Review of Victoria Zelvin, “Dead Katherine”, Luna Station Quarterly 43 (2020): Read online. Reviewed by Sara L. Uckelman.

Everyone fears the mine-owner William Dawes but the only thing that Dawes fears is the outlaw Dead Katherine. Everyone, that is, but Dead Katherine herself, who has returned to the mine to exact her revenge.

But revenge for what? And why is she called Dead Katherine? These were the two questions that drove my reading of the story, but it took long enough for them to be answered that I read less in anticipation and more in frustration because I couldn’t understand how she had ended up where she was and doing what she was doing. When the answers did finally come (but only to the first question, not the second), it felt a bit too late.

REVIEW: “The City of Cats” by Victoria Zelvin

Review of Victoria Zelvin, “The City of Cats”, in Broken Metropolis: Queer Tales of the City That Never Was, edited by Dave Ring, (Mason Jar Press, 2018): 28-34 — Purchase here. Reviewed by Sara L. Uckelman. (Read the review of the anthology).

Naoko draws cats, and “she’s very good at it” (p. 28).
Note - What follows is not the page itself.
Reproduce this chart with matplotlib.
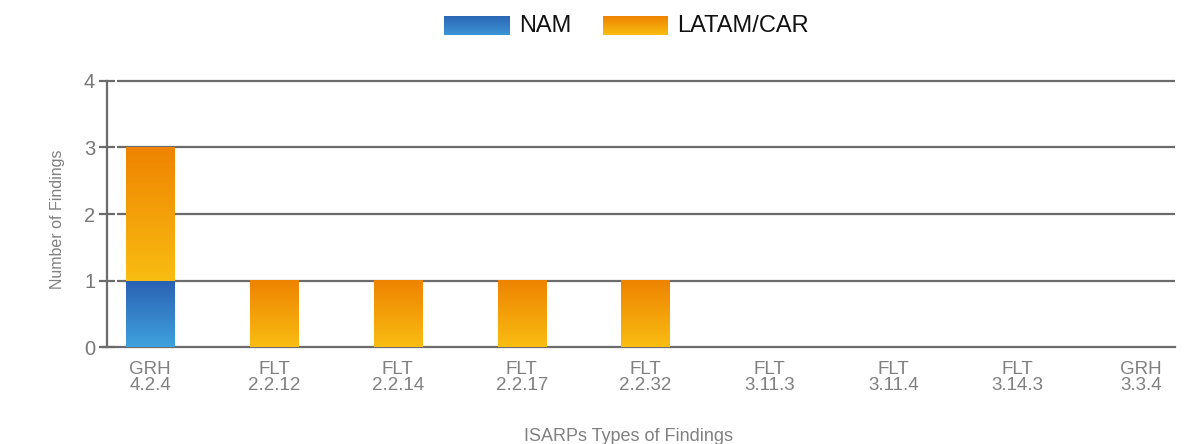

Every morning before her wife leaves for work, she draws one for her. Her other cats roam the city, drawn on walls, on buildings, on sidewalks. No one ever sees Naoko draw them, but they are all hers. The city itself is also filled with live cats — more than there are people, Naoko’s wife (the narrator) sometimes wonders — and Naoko and her wife have their own live cat as well, Bubbles.

When Naoko says she draws cats for her wife for luck, for safety, she means it in a very real, concrete sense, as her wife learns by the end of this is quick, sweet tale.